CORVALLIS, Ore. — Oregon State volleyball coach Mark Barnard will retire at the end of the season, closing a tenure marked by frequent roster turnover, player allegations of emotional abuse and the school's long-running lawsuit against The Associated Press to withhold records about the athletic department's response to complaints.
Barnard is 70-131 over nearly seven years as head coach, including 7-19 in the 2022 season, which ends Nov. 25. He took the Beavers to the NCAA Tournament in 2017, where they lost in the first round.
Starting in July 2020, the AP ran stories documenting more than a dozen players who had either quit or transferred from Barnard's program since he took over in 2016. Three team members said they had contemplated taking their lives during that span.

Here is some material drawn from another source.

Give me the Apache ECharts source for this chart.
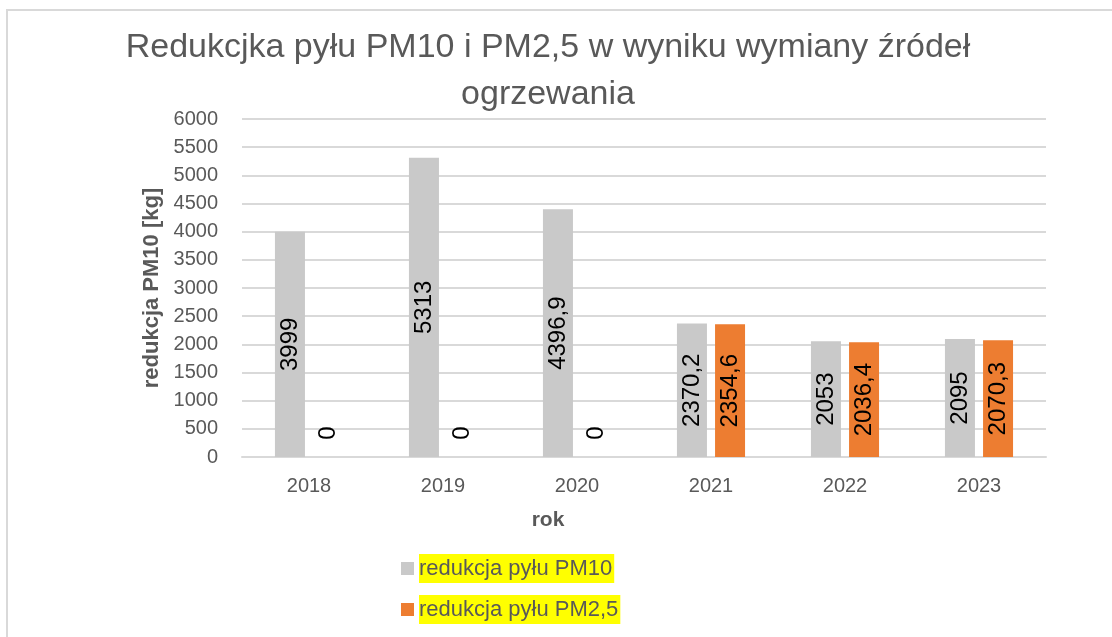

One story included allegations from players who said the coach had pitted players against each other in team meetings, threatened to revoke scholarships for struggling players and pushed team members past health warnings in practice as punishment. A follow-up story told of a player whose scholarship was shopped around not long after she thought about taking her life.
“The sooner you move on, the better,” Barnard told that player, Kyla Waters, in a conversation she recorded and provided to the AP. Waiters said when she met with the coach, her arms and wrists were scarred from a cutting habit she said she’d developed due to the stress.
Oregon State has disputed the AP reporting, saying scholarship commitments from the volleyball program have been honored and that the characterizations of pushing players past their physical limits are untrue.
Asked this week for comment about the allegations, the school referred to a short release on its website announcing Barnard's retirement.
“All of us at Oregon State thank Mark Barnard for his long-time commitment to our athletic department, the volleyball program and the student-athletes he coached while in Corvallis,” athletic director Scott Barnes said in the release.
The AP has sought documents relating to investigations into Barnard's program, and initially received a favorable opinion from the local district attorney, who serves as the first arbiter of such requests in Oregon.
But the university did not comply with that decision, instead choosing to take the case to state district court, where a series of legal motions have kept the documents from public disclosure for more than two years since the original request.
Regarding the lawsuit, Oregon State spokesman Steve Clark said that the AP's “demands for OSU to release information about an investigation and its complainants and witnesses, would have a chilling effect and potentially stymie people with concerns from ever reporting allegations of wrongdoing.”
The AP has argued that release of the athletic department’s records “regarding complaints about or investigations into Mark Barnard’s conduct as volleyball coach” are in the public interest. It has not sought names of the players involved.
The Oregon State release about Barnard's retirement didn't mention of the investigations into the program during his tenure.
“We are very grateful that we were able to raise our family in such a wonderful town and will always consider this our home,” Barnard said in the release. "I am excited to spend more time in our real estate business and travel.”